Repeat every line exactly, keeping the pictures out of the copy.

**** Dataset extract ****

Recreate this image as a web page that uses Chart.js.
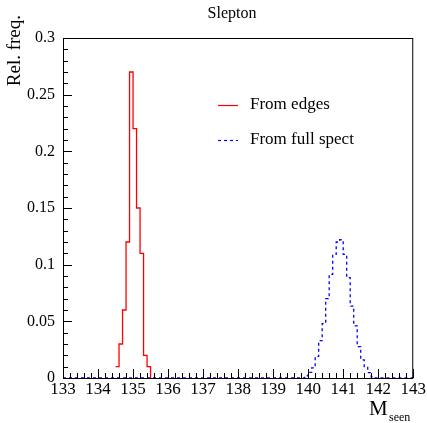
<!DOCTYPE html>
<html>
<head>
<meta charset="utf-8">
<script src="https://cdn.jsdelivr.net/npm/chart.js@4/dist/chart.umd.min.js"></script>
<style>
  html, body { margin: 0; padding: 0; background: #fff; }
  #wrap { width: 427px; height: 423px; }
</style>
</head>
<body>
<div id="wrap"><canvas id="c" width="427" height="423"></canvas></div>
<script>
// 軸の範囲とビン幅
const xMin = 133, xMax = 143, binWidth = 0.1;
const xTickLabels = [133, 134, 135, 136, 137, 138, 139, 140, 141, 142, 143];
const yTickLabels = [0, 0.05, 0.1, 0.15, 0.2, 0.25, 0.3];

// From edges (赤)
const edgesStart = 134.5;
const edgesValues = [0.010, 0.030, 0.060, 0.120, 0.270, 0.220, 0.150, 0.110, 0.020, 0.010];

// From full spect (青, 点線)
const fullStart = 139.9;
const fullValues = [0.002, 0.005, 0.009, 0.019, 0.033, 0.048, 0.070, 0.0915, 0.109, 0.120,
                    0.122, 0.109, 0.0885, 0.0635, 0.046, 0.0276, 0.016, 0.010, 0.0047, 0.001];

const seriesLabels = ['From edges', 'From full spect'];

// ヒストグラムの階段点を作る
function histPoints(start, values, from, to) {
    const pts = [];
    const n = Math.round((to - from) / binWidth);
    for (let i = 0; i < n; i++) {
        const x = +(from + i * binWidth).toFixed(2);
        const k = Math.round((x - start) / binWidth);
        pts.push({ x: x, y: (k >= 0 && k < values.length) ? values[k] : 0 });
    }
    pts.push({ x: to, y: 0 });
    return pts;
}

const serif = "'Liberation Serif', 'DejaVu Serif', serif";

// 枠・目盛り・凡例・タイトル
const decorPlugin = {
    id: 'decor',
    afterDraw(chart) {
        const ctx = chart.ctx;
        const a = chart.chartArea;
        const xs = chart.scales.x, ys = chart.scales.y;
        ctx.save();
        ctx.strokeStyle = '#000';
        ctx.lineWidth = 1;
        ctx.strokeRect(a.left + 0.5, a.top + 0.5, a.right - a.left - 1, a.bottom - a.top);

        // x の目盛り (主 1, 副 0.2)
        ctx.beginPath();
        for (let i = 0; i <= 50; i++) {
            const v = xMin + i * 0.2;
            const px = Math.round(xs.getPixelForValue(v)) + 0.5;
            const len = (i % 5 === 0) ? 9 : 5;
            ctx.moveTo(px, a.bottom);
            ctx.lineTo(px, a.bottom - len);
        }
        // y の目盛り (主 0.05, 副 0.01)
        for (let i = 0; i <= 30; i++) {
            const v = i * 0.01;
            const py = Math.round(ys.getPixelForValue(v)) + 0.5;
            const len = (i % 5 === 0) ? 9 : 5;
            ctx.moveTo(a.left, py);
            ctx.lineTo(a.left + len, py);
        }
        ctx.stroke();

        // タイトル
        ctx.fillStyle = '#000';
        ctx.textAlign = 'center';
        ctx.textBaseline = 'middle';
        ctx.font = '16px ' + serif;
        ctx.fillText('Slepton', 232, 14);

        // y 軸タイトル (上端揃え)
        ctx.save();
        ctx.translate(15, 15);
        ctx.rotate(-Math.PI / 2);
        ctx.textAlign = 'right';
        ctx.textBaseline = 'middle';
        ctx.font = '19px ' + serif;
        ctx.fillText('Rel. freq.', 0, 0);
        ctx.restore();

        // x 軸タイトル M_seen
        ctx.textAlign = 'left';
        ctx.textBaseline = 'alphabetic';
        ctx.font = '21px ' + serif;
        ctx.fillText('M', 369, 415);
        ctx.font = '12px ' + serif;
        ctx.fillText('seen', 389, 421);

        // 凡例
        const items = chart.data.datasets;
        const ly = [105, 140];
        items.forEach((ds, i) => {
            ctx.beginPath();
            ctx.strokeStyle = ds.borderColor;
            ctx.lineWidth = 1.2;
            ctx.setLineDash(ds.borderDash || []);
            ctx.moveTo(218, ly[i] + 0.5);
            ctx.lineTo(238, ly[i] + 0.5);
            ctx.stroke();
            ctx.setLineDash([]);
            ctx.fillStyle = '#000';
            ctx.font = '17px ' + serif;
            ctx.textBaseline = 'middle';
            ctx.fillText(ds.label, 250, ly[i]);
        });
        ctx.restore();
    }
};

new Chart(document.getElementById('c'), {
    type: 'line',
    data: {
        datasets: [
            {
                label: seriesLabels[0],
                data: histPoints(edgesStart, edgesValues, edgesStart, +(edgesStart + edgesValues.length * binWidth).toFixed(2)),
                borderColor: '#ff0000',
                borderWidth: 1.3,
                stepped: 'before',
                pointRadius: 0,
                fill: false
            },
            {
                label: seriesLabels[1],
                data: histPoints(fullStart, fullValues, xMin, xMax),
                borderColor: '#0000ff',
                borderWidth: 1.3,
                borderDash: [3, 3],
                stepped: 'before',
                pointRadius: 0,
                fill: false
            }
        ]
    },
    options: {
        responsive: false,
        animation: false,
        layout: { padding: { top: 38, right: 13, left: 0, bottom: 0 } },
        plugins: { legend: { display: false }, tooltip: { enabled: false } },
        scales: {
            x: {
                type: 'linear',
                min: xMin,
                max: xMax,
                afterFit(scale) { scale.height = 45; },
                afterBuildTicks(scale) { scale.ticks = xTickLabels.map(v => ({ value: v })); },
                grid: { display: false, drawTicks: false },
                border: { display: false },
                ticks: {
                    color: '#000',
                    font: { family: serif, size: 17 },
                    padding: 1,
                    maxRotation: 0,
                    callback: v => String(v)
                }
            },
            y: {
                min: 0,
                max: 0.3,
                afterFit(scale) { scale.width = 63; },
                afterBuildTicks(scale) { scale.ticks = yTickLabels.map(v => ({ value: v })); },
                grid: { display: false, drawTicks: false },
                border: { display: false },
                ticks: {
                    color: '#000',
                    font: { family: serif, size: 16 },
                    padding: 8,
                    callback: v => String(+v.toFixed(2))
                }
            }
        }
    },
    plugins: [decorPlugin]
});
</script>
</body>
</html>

****

[The answer]
Recreate this image as a web page that uses Chart.js.
<!DOCTYPE html>
<html>
<head>
<meta charset="utf-8">
<script src="https://cdn.jsdelivr.net/npm/chart.js@4/dist/chart.umd.min.js"></script>
<style>
  html, body { margin: 0; padding: 0; background: #fff; }
  #wrap { width: 427px; height: 423px; }
</style>
</head>
<body>
<div id="wrap"><canvas id="c" width="427" height="423"></canvas></div>
<script>
// 軸の範囲とビン幅
const xMin = 133, xMax = 143, binWidth = 0.1;
const xTickLabels = [133, 134, 135, 136, 137, 138, 139, 140, 141, 142, 143];
const yTickLabels = [0, 0.05, 0.1, 0.15, 0.2, 0.25, 0.3];

// From edges (赤)
const edgesStart = 134.5;
const edgesValues = [0.010, 0.030, 0.060, 0.120, 0.270, 0.220, 0.150, 0.110, 0.020, 0.010];

// From full spect (青, 点線)
const fullStart = 139.9;
const fullValues = [0.002, 0.005, 0.009, 0.019, 0.033, 0.048, 0.070, 0.0915, 0.109, 0.120,
                    0.122, 0.109, 0.0885, 0.0635, 0.046, 0.0276, 0.016, 0.010, 0.0047, 0.001];

const seriesLabels = ['From edges', 'From full spect'];

// ヒストグラムの階段点を作る
function histPoints(start, values, from, to) {
    const pts = [];
    const n = Math.round((to - from) / binWidth);
    for (let i = 0; i < n; i++) {
        const x = +(from + i * binWidth).toFixed(2);
        const k = Math.round((x - start) / binWidth);
        pts.push({ x: x, y: (k >= 0 && k < values.length) ? values[k] : 0 });
    }
    pts.push({ x: to, y: 0 });
    return pts;
}

const serif = "'Liberation Serif', 'DejaVu Serif', serif";

// 枠・目盛り・凡例・タイトル
const decorPlugin = {
    id: 'decor',
    afterDraw(chart) {
        const ctx = chart.ctx;
        const a = chart.chartArea;
        const xs = chart.scales.x, ys = chart.scales.y;
        ctx.save();
        ctx.strokeStyle = '#000';
        ctx.lineWidth = 1;
        ctx.strokeRect(a.left + 0.5, a.top + 0.5, a.right - a.left - 1, a.bottom - a.top);

        // x の目盛り (主 1, 副 0.2)
        ctx.beginPath();
        for (let i = 0; i <= 50; i++) {
            const v = xMin + i * 0.2;
            const px = Math.round(xs.getPixelForValue(v)) + 0.5;
            const len = (i % 5 === 0) ? 9 : 5;
            ctx.moveTo(px, a.bottom);
            ctx.lineTo(px, a.bottom - len);
        }
        // y の目盛り (主 0.05, 副 0.01)
        for (let i = 0; i <= 30; i++) {
            const v = i * 0.01;
            const py = Math.round(ys.getPixelForValue(v)) + 0.5;
            const len = (i % 5 === 0) ? 9 : 5;
            ctx.moveTo(a.left, py);
            ctx.lineTo(a.left + len, py);
        }
        ctx.stroke();

        // タイトル
        ctx.fillStyle = '#000';
        ctx.textAlign = 'center';
        ctx.textBaseline = 'middle';
        ctx.font = '16px ' + serif;
        ctx.fillText('Slepton', 232, 14);

        // y 軸タイトル (上端揃え)
        ctx.save();
        ctx.translate(15, 15);
        ctx.rotate(-Math.PI / 2);
        ctx.textAlign = 'right';
        ctx.textBaseline = 'middle';
        ctx.font = '19px ' + serif;
        ctx.fillText('Rel. freq.', 0, 0);
        ctx.restore();

        // x 軸タイトル M_seen
        ctx.textAlign = 'left';
        ctx.textBaseline = 'alphabetic';
        ctx.font = '21px ' + serif;
        ctx.fillText('M', 369, 415);
        ctx.font = '12px ' + serif;
        ctx.fillText('seen', 389, 421);

        // 凡例
        const items = chart.data.datasets;
        const ly = [105, 140];
        items.forEach((ds, i) => {
            ctx.beginPath();
            ctx.strokeStyle = ds.borderColor;
            ctx.lineWidth = 1.2;
            ctx.setLineDash(ds.borderDash || []);
            ctx.moveTo(218, ly[i] + 0.5);
            ctx.lineTo(238, ly[i] + 0.5);
            ctx.stroke();
            ctx.setLineDash([]);
            ctx.fillStyle = '#000';
            ctx.font = '17px ' + serif;
            ctx.textBaseline = 'middle';
            ctx.fillText(ds.label, 250, ly[i]);
        });
        ctx.restore();
    }
};

new Chart(document.getElementById('c'), {
    type: 'line',
    data: {
        datasets: [
            {
                label: seriesLabels[0],
                data: histPoints(edgesStart, edgesValues, edgesStart, +(edgesStart + edgesValues.length * binWidth).toFixed(2)),
                borderColor: '#ff0000',
                borderWidth: 1.3,
                stepped: 'before',
                pointRadius: 0,
                fill: false
            },
            {
                label: seriesLabels[1],
                data: histPoints(fullStart, fullValues, xMin, xMax),
                borderColor: '#0000ff',
                borderWidth: 1.3,
                borderDash: [3, 3],
                stepped: 'before',
                pointRadius: 0,
                fill: false
            }
        ]
    },
    options: {
        responsive: false,
        animation: false,
        layout: { padding: { top: 38, right: 13, left: 0, bottom: 0 } },
        plugins: { legend: { display: false }, tooltip: { enabled: false } },
        scales: {
            x: {
                type: 'linear',
                min: xMin,
                max: xMax,
                afterFit(scale) { scale.height = 45; },
                afterBuildTicks(scale) { scale.ticks = xTickLabels.map(v => ({ value: v })); },
                grid: { display: false, drawTicks: false },
                border: { display: false },
                ticks: {
                    color: '#000',
                    font: { family: serif, size: 17 },
                    padding: 1,
                    maxRotation: 0,
                    callback: v => String(v)
                }
            },
            y: {
                min: 0,
                max: 0.3,
                afterFit(scale) { scale.width = 63; },
                afterBuildTicks(scale) { scale.ticks = yTickLabels.map(v => ({ value: v })); },
                grid: { display: false, drawTicks: false },
                border: { display: false },
                ticks: {
                    color: '#000',
                    font: { family: serif, size: 16 },
                    padding: 8,
                    callback: v => String(+v.toFixed(2))
                }
            }
        }
    },
    plugins: [decorPlugin]
});
</script>
</body>
</html>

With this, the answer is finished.